Hurun’s top 10 billionaires is a familiar group of largely U.S. individuals including Jeff Bezos, Mark Zuckerberg, and Larry Ellison. The list has France’s LVMH CEO Bernard Arnault in seventh place, three notches down from his fourth ranked spot on the Bloomberg list, reflecting a slump in luxury products last year.
Nvidia CEO Jensen Huang is ranked No. 11 on Hurun’s list as his wealth nearly tripled to $128 billion through Jan. 15. Other AI billionaires found lower down on the list include Liang Wenfeng, 40, founder and CEO of DeepSeek, with wealth of $4.5 billion and Sam Altman, CEO of OpenAI, with $1.8 billion.
Also making the list were musicians Jay-Z ($2.7 billion), Rihanna ($1.7 billion), Taylor Swift ($1.6 billion), and Paul McCartney ($1 billion).

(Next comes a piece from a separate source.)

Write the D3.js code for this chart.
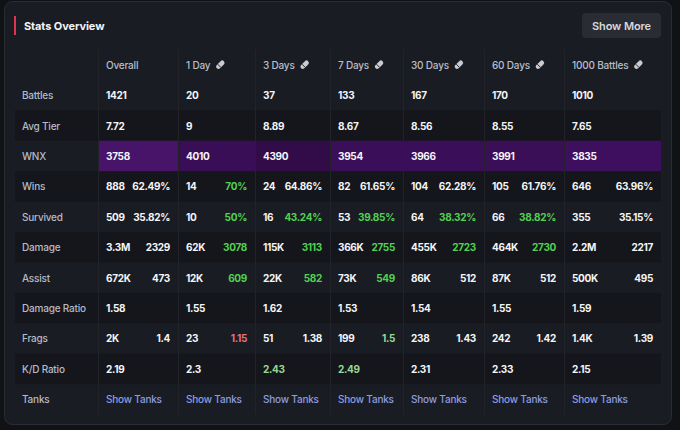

Sports stars included Michael Jordan ($3.3 billion), Tiger Woods ($1.7 billion), Floyd Mayweather ($1.3 billion), and LeBron James ($1.3 billion).
Wealth continues to surge across the globe, but Hoogewerf noted those amassing it aren’t overly generous.
“We only managed to find three individuals in the past year who donated more than $1 billion,” he said. Warren Buffet gave $5.3 billion, mainly to the Bill and Melinda Gates Foundation, while Michael Bloomberg —ranked No. 19 with wealth of $92 billion—gave $3.7 billion to various causes. Netflix founder Reed Hastings, ranked No. 474 with wealth of $6.2 billion, donated $1.1 billion.